The Schools We Need devotes several pages to the mainstream’s complacency, citing phrases such as “strong consensus definition of Best Practice,” “what research is telling us about how students learn,” and “our most trusted and powerful ideas about schooling,” which educators mouth as if questions are settled and closed. But the science is not set. Indeed, the evidence actually explodes prevailing notions of self-esteem, diversity, and learning in general. Because “higher-order thinking skills” are dependent on knowledge, a mind cannot be trained without storing it with facts. Memorization is crucial to effective analysis and reflection. The “cutting-edge” model is refuted by rigorous empirical studies.

For example, in Cultural Literacy Hirsch pointed to chess experiments by a psychologist who gathered three groups—grand masters, masters, and regular players—and showed them for ten seconds an actual game at the point where 25 pieces were left, then asked them to reproduce the arrangement from memory. Grand masters were 100% accurate, masters 90%, and weaker players able to place only six or so pieces correctly. That’s not surprising. But when shown a board not from an actual game, with pieces arranged randomly, the performance of masters and novices evened out. Why? Because when masters saw an actual game situation, they recognized patterns and positions from traditional chess strategy, certain offenses and defenses at work with a few variations. Instead of having to remember each piece separately, they could draw upon schema that arranged pieces for them. Because they possessed the background knowledge of chess that leisure players lack, the difference showed up in performance.

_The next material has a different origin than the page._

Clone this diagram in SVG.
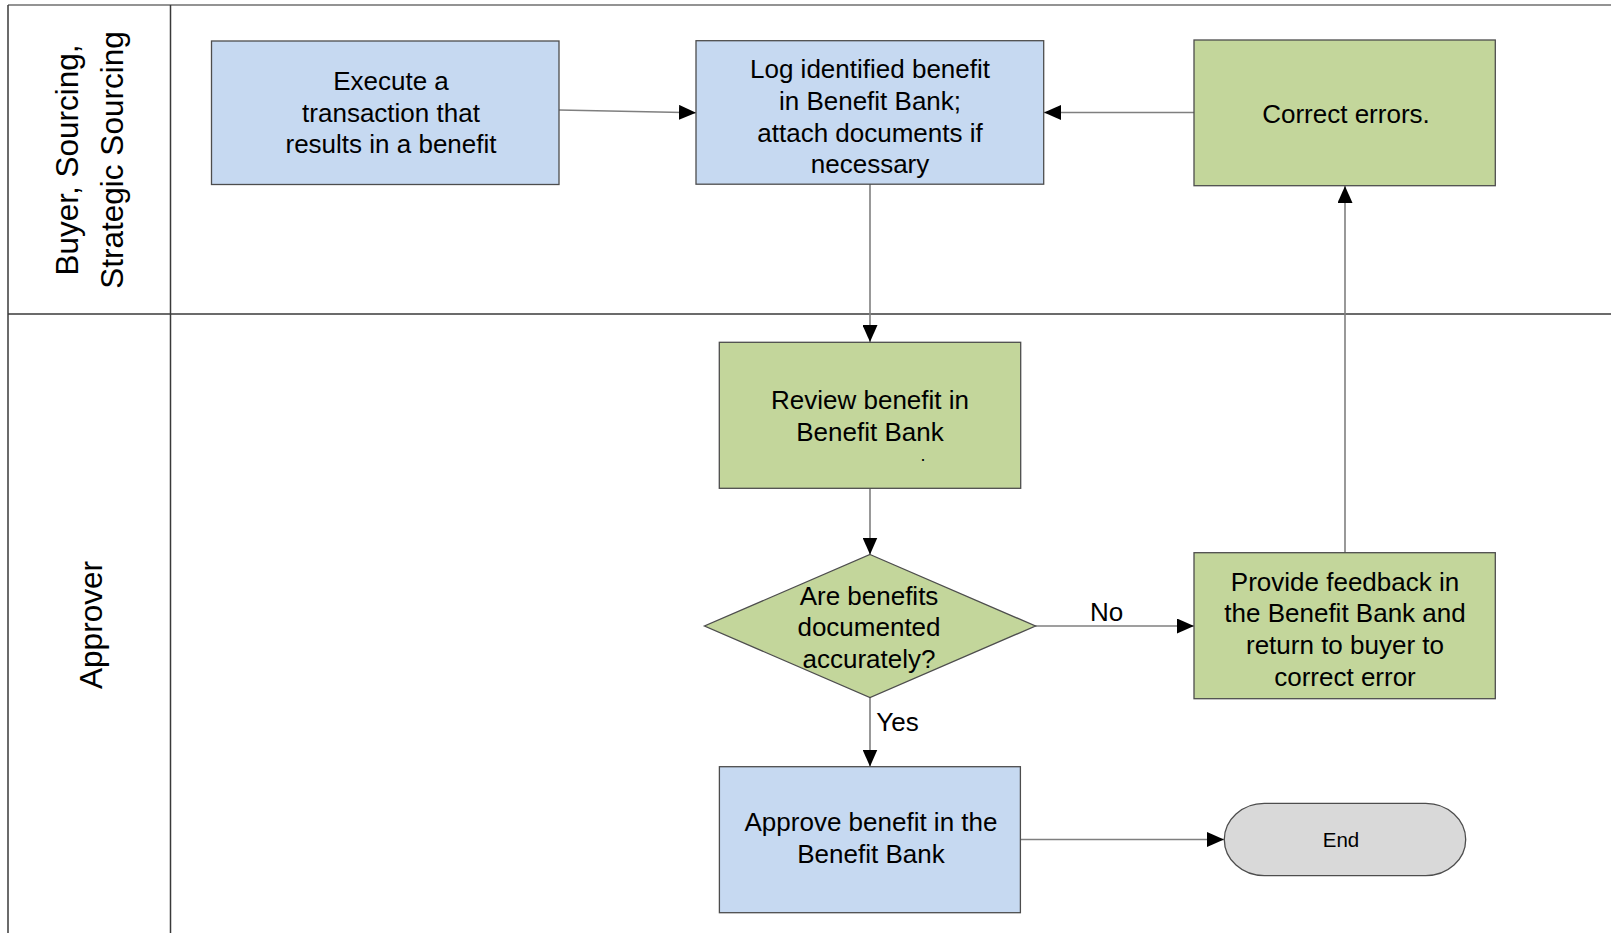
<svg xmlns="http://www.w3.org/2000/svg" width="1611" height="933" viewBox="0 0 1611 933">
<defs>
<style>
.lane{stroke:#3a3a3a;stroke-width:1.5;fill:none}
.box{stroke:#4d4d4d;stroke-width:1.3}
.blue{fill:#C6D9F1}
.green{fill:#C3D69B}
.grey{fill:#D9D9D9}
.t{font-family:"Liberation Sans",Arial,sans-serif;font-size:26px;fill:#000;text-anchor:middle}
.lt{font-family:"Liberation Sans",Arial,sans-serif;font-size:31.5px;fill:#000;text-anchor:middle}
.c{stroke:#7f7f7f;stroke-width:1.6;fill:none;marker-end:url(#ah)}
</style>
<marker id="ah" markerUnits="userSpaceOnUse" markerWidth="17" markerHeight="15" refX="17" refY="7.5" orient="auto">
<path d="M0,0 L17,7.5 L0,15 Z" fill="#000"/>
</marker>
</defs>
<rect width="1611" height="933" fill="#fff"/>
<g id="swimlanes">
<line x1="8" y1="5" x2="1611" y2="5" stroke="#6f6f6f" stroke-width="1.5"/>
<line class="lane" x1="8" y1="5" x2="8" y2="933"/>
<line class="lane" x1="170.5" y1="5" x2="170.5" y2="933"/>
<line class="lane" x1="8" y1="314" x2="1611" y2="314"/>
<text class="lt" transform="translate(77.5,160) rotate(-90)">Buyer, Sourcing,</text>
<text class="lt" transform="translate(123,160) rotate(-90)">Strategic Sourcing</text>
<text class="lt" transform="translate(102,625) rotate(-90)">Approver</text>
</g>
<g id="connectors">
<line class="c" x1="559" y1="110" x2="696" y2="112.7"/>
<line class="c" x1="1194" y1="112.5" x2="1044" y2="112.5"/>
<line class="c" x1="870" y1="184" x2="870" y2="342"/>
<line class="c" x1="870" y1="488" x2="870" y2="554.5"/>
<line class="c" x1="1035" y1="626" x2="1194" y2="626"/>
<line class="c" x1="870" y1="697" x2="870" y2="766.5"/>
<line class="c" x1="1345" y1="552.7" x2="1345" y2="186"/>
<line class="c" x1="1020.5" y1="839.5" x2="1224" y2="839.5"/>
<text class="t" x="1106.5" y="620.5">No</text>
<text class="t" x="897.5" y="731">Yes</text>
</g>
<g id="execute">
<rect class="box blue" x="211.5" y="41" width="347.5" height="143.5"/>
<text class="t" x="391" y="90">Execute a</text>
<text class="t" x="391" y="121.7">transaction that</text>
<text class="t" x="391" y="153.4">results in a benefit</text>
</g>
<g id="log">
<rect class="box blue" x="696" y="40.7" width="347.7" height="143.5"/>
<text class="t" x="870" y="78.3">Log identified benefit</text>
<text class="t" x="870" y="110">in Benefit Bank;</text>
<text class="t" x="870" y="141.7">attach documents if</text>
<text class="t" x="870" y="173.4">necessary</text>
</g>
<g id="correct">
<rect class="box green" x="1194" y="40" width="301.3" height="145.7"/>
<text class="t" x="1346" y="123">Correct errors.</text>
</g>
<g id="review">
<rect class="box green" x="719.3" y="342.3" width="301.4" height="146"/>
<text class="t" x="870" y="409">Review benefit in</text>
<text class="t" x="870" y="440.7">Benefit Bank</text>
<text class="t" x="923" y="461" style="font-size:18px">.</text>
</g>
<g id="decision">
<polygon class="box green" points="870,554.5 1035.5,626 870,697.5 704.5,626"/>
<text class="t" x="869" y="604.5">Are benefits</text>
<text class="t" x="869" y="636.2">documented</text>
<text class="t" x="869" y="667.9">accurately?</text>
</g>
<g id="feedback">
<rect class="box green" x="1194" y="552.7" width="301.3" height="146"/>
<text class="t" x="1345" y="590.5">Provide feedback in</text>
<text class="t" x="1345" y="622.2">the Benefit Bank and</text>
<text class="t" x="1345" y="653.9">return to buyer to</text>
<text class="t" x="1345" y="685.6">correct error</text>
</g>
<g id="approve">
<rect class="box blue" x="719.4" y="766.7" width="301" height="146"/>
<text class="t" x="871" y="831">Approve benefit in the</text>
<text class="t" x="871" y="862.7">Benefit Bank</text>
</g>
<g id="end">
<rect class="box grey" x="1224.3" y="803.3" width="241.4" height="72.4" rx="40" ry="36.2"/>
<text class="t" x="1341" y="846.7" style="font-size:20.5px">End</text>
</g>
</svg>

Hirsch has relied on such controlled experiments again and again. His later career—he started as a scholar of Romantic poetry—marks a 35-year record of scientific inquiry against a field captive to progressivist myths. This, not his Eurocentric list, is the real threat Hirsch posed to the progressive educational project: dismantling claims of improvement, expertise, and accreditation. You’re not so smart and you’re not open-minded, he told the reformers, nor so sensitive to the plight of the under-privileged. You’re more loyal to an idea than to real people. You’re not helping, you’re hurting, and the data prove it.

 

Year Zero

Now 94, Hirsch remains active in the Core Knowledge Foundation he established in 1986 and which produces knowledge-heavy curricular materials for K-8. (Full disclosure: I’m a board member.) His new book, American Ethnicity: A Sense of Commonality, endorses again but more urgently national allegiances and shared knowledge. Citing Arthur Schlesinger, Jr., on how the “cult of ethnicity” undermines American unity, Hirsch accuses the states of shirking their constitutional responsibility to create strong curricula; urges parents to monitor classroom content all the time, not just when sex and race come up; and blames child-centered learning for perpetuating the black-white achievement gap. Familiar embarrassments are updated with data on declining scores and bogus theories. Parents want their kindergarteners to get a little literacy and numeracy, but teachers put “positive self-esteem” as the highest imperative. Educators stick with evidence-free notions of “learning by doing,” create standards that are empty of content (“Identify a speaker in a text”), and ignore the importance of a teen “adopt[ing] a nation’s values and allegiances.” Against hackneyed progressivism, Hirsch invokes the continued correlation of early verbal scores and adult income, lays out the strong record of Core Knowledge schools, and interviews successful anti-progressive teachers. “Kindergarten,” he notes, means “the place where you garden children.”

These are familiar points, but they must be repeated when the institution rejects them despite incontrovertible evidence. The root contentions of Cultural Literacy hold up as well today as they did in 1987. The corpus is worth every conservative’s attention. Hirsch singled out a devastating flaw in progressive thinking, one overcome only by a return to conservative practice. If you want class mobility, teach the classics. If you want to close the achievement gap, honor Shakespeare and the American Founding. The traditional past lingers in powerful and often hidden ways, sorting out young people’s life prospects.

What Hirsch describes reveals exactly why progressives act ever more radical, seeking a thorough transformation of the United States rather than a mere reform here or there. As long as Western tradition predominates in the culture, youths not acculturated to it will struggle. Efforts to eliminate “cultural bias” from standardized tests will not succeed until bias disappears from society at large. This is a utopian project, of course. We prepare young people in a particular time for life in a particular nation with a particular heritage, not for one in a generic society that never has existed and never will.

But that doesn’t stop progressives. They like the grandiosity. The goal is not to replace the Western past with a multicultural past, for no multicultural formation can capture all identities and cultures. Some will always be left out. Hence, progressives must undo every tradition, all pasts. The statues must come down. Progressive education is reeducation; its learning is unlearning. Today is Year Zero. Hirsch proves that the workings of cultural literacy should be in the arsenal of every serious individual and institution in the land.